France Dacumos of CCC talked about how the training enabled a paradigm shift. “Since a significant number of planners in the country don’t from an architectural or engineering background, including me, it was very enlightening to have been able to look at things from a design perspective,” Mr. Dacumos said. “The micro-scale perspectives presented by Thomas (Thomas Stellmach, UN-Habitat Urban Planning Expert) and Kim (Kimberly Quek, Arcadis Shelter Programme Volunteer) challenged my usual macro-perspective which was insightful for me. To address the disconnect between knowledge on design and current background of planners, I recognized that UN-Habitat anchored climate resilient design on principles so that our perspective's transition from planning to design is eased. I love the approach and thought that it would be effective once coaches start rolling the module out. Also, I loved the topic on urban elements at various scales since it is consistent and reinforces the idea of systems approach in planning. This topic taught me of key elements to inspect when evaluating plans of different levels.”
Urban Planning expert Thomas Stellmach, part of the UN-Habitat technical team, observed, “During the site visit sidewalk discussions, there was a much more real questioning or observing of lack of trees, heat, and shade.” Mr. Stellmach also enthused about the sense of ambition that emerged through teamwork during the post-input exercises, “which was both competitive (‘against’ the other teams) and cooperative (within the teams).”
“To see that the teams stayed late to produce a good output for the next day was very positive. For the next workshops, we could give this even more room, to allow more time for feedback of the results of the active exercises.”

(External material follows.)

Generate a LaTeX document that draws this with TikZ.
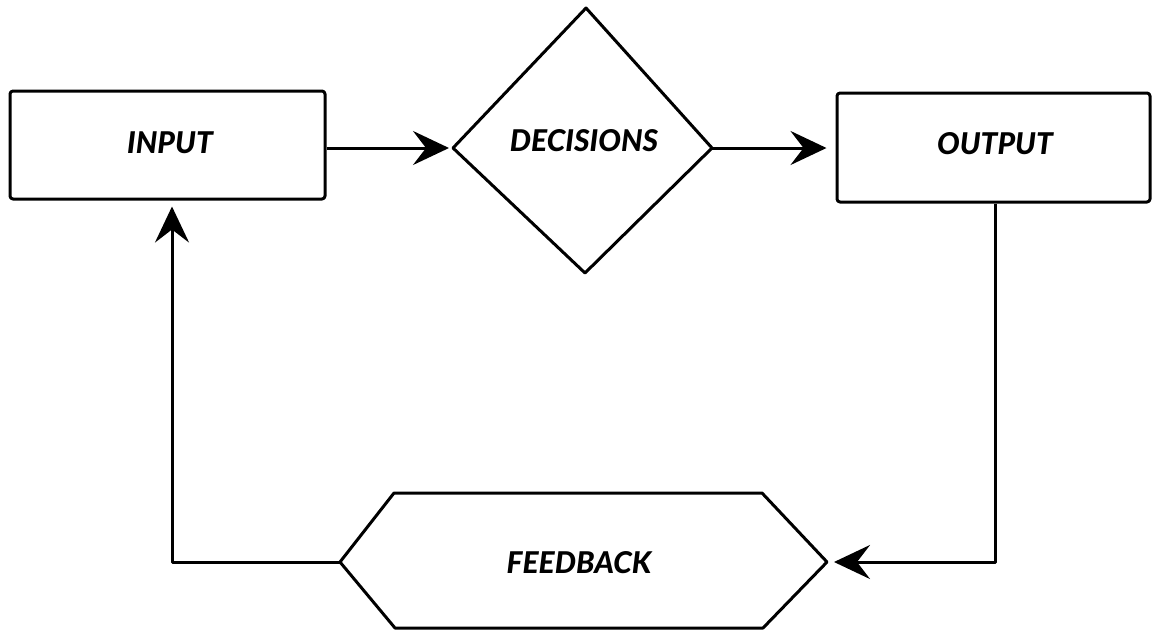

The September 2018 Coaches’ Training centered on the first of a three-module training course being carried out UN-Habitat as part of the capacity development component of the BCRUPD Project. Plans to conduct the two remaining modules of the Coaches Training on Climate Resilient Urban Planning and Design, as well as to develop learning platforms and knowledge products attendant to all three modules, are underway and are being developed and designed in close consultation with national partners HLURB and DILG and in response to capacity needs assessment and participant feedback on the first Coaches’ Training. The coaches trainings, learning platforms, and knowledge products all aim to support national partners in their own capacity development activities with LGUs.
“I am looking forward to how these urban design [principles] will be translated into implementation tools of LGUs such as the zoning ordinance, development controls, urban design guidelines and green development/building criteria,” remarked Ibani Padao of HLURB.
BCRUPD is supported by the Federal Ministry for the Environment, Nature Conservation, Building and Nuclear Safety under the International Climate Initiative on the basis of a decision adopted by the German Bundestag.